▶ **Stored data**
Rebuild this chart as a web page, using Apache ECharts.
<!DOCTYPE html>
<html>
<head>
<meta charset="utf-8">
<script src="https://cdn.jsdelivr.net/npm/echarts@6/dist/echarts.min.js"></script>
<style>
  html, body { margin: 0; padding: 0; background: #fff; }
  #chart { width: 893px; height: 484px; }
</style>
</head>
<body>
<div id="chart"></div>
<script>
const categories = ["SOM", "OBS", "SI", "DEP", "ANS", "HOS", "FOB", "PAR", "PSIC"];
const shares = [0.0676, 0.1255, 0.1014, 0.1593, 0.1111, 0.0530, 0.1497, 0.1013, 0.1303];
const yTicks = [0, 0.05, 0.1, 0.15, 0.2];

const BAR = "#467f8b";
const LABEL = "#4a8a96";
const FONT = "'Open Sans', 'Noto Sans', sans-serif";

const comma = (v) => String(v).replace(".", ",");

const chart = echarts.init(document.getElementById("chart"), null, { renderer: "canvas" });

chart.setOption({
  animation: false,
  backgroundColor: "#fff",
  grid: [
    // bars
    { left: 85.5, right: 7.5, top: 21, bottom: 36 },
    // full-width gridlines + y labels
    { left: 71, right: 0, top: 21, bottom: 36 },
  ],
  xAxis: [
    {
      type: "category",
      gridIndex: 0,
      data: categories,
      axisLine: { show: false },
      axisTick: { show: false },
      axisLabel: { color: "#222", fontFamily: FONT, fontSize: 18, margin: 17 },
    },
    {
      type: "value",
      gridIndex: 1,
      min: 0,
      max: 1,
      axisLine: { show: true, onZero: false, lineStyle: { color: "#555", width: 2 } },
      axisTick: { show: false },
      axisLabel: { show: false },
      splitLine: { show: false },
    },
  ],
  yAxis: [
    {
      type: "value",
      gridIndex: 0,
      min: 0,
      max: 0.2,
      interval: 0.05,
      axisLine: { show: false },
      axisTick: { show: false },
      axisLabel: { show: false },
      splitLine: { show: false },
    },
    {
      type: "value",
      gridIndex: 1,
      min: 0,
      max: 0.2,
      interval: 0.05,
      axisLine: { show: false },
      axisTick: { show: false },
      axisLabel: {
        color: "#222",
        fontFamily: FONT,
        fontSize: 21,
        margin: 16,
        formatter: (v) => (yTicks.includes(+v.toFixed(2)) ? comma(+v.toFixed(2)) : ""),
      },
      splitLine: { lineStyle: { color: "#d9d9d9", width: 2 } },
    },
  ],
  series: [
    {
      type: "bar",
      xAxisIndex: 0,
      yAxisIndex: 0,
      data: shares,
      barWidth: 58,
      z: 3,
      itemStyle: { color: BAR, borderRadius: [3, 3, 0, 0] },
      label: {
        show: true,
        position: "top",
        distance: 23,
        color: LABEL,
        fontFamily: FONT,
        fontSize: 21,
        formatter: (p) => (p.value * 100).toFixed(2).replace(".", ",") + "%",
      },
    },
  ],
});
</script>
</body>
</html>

---

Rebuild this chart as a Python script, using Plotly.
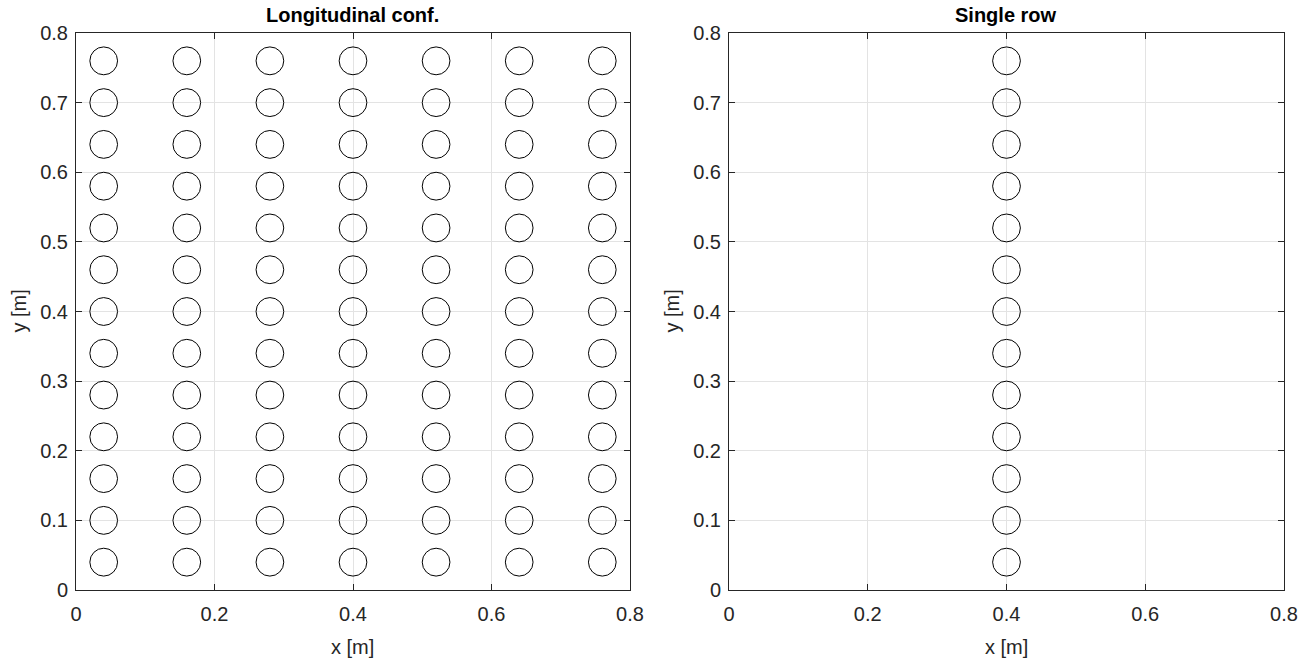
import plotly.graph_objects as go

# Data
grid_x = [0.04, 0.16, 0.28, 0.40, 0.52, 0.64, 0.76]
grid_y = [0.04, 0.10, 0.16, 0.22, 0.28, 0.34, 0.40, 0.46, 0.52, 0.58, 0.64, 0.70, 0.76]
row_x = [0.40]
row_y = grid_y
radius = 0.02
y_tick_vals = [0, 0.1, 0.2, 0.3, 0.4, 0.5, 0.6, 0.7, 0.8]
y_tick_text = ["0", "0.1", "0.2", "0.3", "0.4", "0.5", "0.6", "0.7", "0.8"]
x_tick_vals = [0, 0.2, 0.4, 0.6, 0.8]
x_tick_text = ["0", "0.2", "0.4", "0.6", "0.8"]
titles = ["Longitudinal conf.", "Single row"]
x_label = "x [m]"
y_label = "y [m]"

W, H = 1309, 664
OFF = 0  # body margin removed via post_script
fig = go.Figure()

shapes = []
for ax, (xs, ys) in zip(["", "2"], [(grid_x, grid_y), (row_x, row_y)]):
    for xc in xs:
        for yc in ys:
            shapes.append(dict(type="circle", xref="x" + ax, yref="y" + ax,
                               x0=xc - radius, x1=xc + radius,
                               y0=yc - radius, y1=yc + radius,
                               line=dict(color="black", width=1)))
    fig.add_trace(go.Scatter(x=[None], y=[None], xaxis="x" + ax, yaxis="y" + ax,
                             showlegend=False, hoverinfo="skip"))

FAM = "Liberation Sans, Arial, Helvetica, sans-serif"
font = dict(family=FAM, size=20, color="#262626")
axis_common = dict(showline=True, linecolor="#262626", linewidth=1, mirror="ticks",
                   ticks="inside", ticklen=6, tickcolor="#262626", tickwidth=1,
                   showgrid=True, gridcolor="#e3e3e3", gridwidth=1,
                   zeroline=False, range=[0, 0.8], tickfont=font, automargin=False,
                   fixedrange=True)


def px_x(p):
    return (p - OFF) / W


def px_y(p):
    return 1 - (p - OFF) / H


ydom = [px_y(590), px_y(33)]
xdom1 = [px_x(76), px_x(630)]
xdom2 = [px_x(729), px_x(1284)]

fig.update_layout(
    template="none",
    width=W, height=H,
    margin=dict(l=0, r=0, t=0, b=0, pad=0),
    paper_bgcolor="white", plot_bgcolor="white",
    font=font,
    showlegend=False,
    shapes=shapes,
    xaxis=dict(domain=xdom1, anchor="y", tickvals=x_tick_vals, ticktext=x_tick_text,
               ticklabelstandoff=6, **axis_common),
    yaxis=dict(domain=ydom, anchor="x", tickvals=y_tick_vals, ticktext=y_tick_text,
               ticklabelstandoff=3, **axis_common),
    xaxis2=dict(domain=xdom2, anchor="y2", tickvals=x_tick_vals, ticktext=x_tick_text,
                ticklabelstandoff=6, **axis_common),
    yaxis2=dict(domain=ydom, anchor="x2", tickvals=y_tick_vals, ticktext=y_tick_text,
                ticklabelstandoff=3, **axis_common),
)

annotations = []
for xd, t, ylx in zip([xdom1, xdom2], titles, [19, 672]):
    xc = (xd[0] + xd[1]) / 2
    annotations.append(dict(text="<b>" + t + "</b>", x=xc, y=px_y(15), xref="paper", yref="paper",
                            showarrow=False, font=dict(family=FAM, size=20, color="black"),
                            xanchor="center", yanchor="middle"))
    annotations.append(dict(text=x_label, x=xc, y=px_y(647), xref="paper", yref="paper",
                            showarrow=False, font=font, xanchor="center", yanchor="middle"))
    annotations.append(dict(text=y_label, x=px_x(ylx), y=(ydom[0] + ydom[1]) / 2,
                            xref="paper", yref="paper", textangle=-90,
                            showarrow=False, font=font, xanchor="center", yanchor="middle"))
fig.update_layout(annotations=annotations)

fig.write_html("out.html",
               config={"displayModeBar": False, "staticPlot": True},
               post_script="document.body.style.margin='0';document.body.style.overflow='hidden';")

▶ **Instructions to follow**
Look above for the line with "Rebuild this chart as a Python", then print it and each line after it down to and including the line with "fig = go.Figure()". Leave out the pictures and keep the wording exact.

▶ **Full answer**
Rebuild this chart as a Python script, using Plotly.
import plotly.graph_objects as go

# Data
grid_x = [0.04, 0.16, 0.28, 0.40, 0.52, 0.64, 0.76]
grid_y = [0.04, 0.10, 0.16, 0.22, 0.28, 0.34, 0.40, 0.46, 0.52, 0.58, 0.64, 0.70, 0.76]
row_x = [0.40]
row_y = grid_y
radius = 0.02
y_tick_vals = [0, 0.1, 0.2, 0.3, 0.4, 0.5, 0.6, 0.7, 0.8]
y_tick_text = ["0", "0.1", "0.2", "0.3", "0.4", "0.5", "0.6", "0.7", "0.8"]
x_tick_vals = [0, 0.2, 0.4, 0.6, 0.8]
x_tick_text = ["0", "0.2", "0.4", "0.6", "0.8"]
titles = ["Longitudinal conf.", "Single row"]
x_label = "x [m]"
y_label = "y [m]"

W, H = 1309, 664
OFF = 0  # body margin removed via post_script
fig = go.Figure()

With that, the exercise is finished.